39:14 she called for her household servants and said to them, “See, my husband brought in a Hebrew man to us to humiliate us. He tried to have sex with me, but I screamed loudly. 39:15 When he heard me raise my voice and scream, he left his outer garment beside me and ran outside.”

39:16 So she laid his outer garment beside her until his master came home. 39:17 This is what she said to him: “That Hebrew slave you brought to us tried to humiliate me, 39:18 but when I raised my voice and screamed, he left his outer garment and ran outside.”

39:19 When his master heard his wife say, 10  “This is the way 11  your slave treated me,” 12  he became furious. 13  39:20 Joseph’s master took him and threw him into the prison, 14  the place where the king’s prisoners were confined. So he was there in the prison. 15 


tn The verb has no expressed subject, and so it could be treated as a passive (“a Hebrew man was brought in”; cf. NIV). But it is clear from the context that her husband brought Joseph into the household, so Potiphar is the apparent referent here. Thus the translation supplies “my husband” as the referent of the unspecified pronominal subject of the verb (cf. NEB, NRSV).
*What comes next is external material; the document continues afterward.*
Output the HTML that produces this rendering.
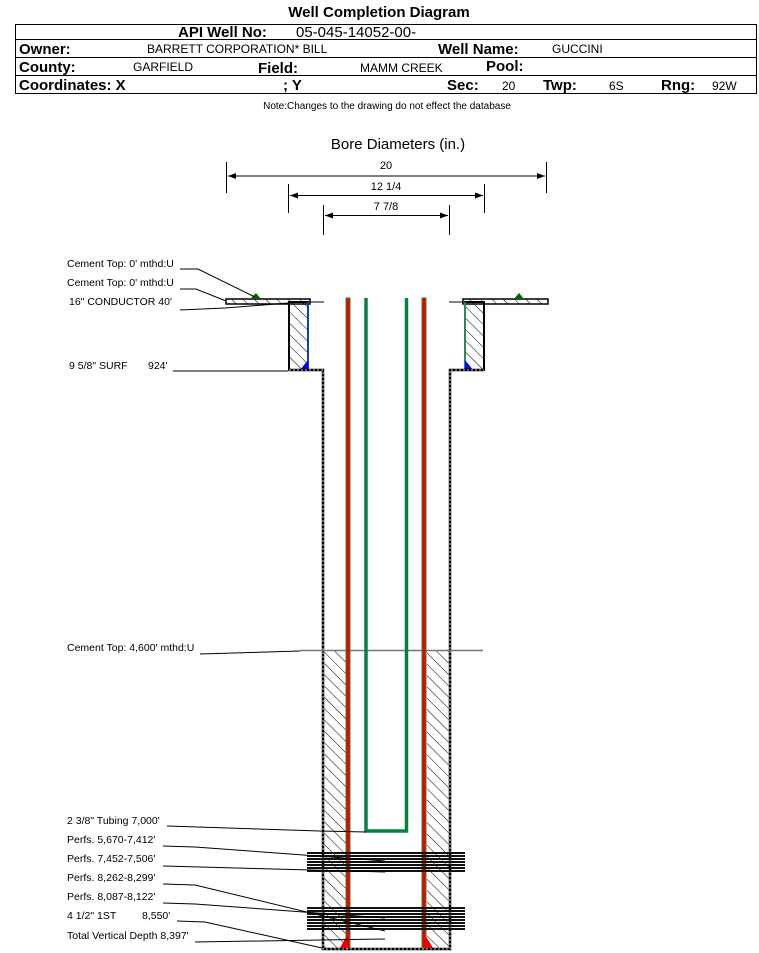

sn A Hebrew man. Potiphar’s wife raises the ethnic issue when talking to her servants about what their boss had done.

tn Heb “to make fun of us.” The verb translated “to humiliate us” here means to hold something up for ridicule, or to toy with something harmfully. Attempted rape would be such an activity, for it would hold the victim in contempt.

tn Heb “he came to me to lie with me.” Here the expression “lie with” is a euphemism for sexual intercourse.

tn Heb “and I cried out with a loud voice.”

tn Heb “that I raised.”

tn Heb “and she spoke to him according to these words, saying.”

sn That Hebrew slave. Now, when speaking to her husband, Potiphar’s wife refers to Joseph as a Hebrew slave, a very demeaning description.

tn Heb “came to me to make fun of me.” The statement needs no explanation because of the connotations of “came to me” and “to make fun of me.” See the note on the expression “humiliate us” in v. 14.

10 tn Heb “and when his master heard the words of his wife which she spoke to him, saying.”

11 tn Heb “according to these words.”

12 tn Heb “did to me.”

13 tn Heb “his anger burned.”

14 tn Heb “the house of roundness,” suggesting that the prison might have been a fortress or citadel.

15 sn The story of Joseph is filled with cycles and repetition: He has two dreams (chap. 37), he interprets two dreams in prison (chap. 40) and the two dreams of Pharaoh (chap. 41), his brothers make two trips to see him (chaps. 42-43), and here, for the second time (see 37:24), he is imprisoned for no good reason, with only his coat being used as evidence. For further discussion see H. Jacobsen, “A Legal Note on Potiphar’s Wife,” HTR 69 (1976): 177.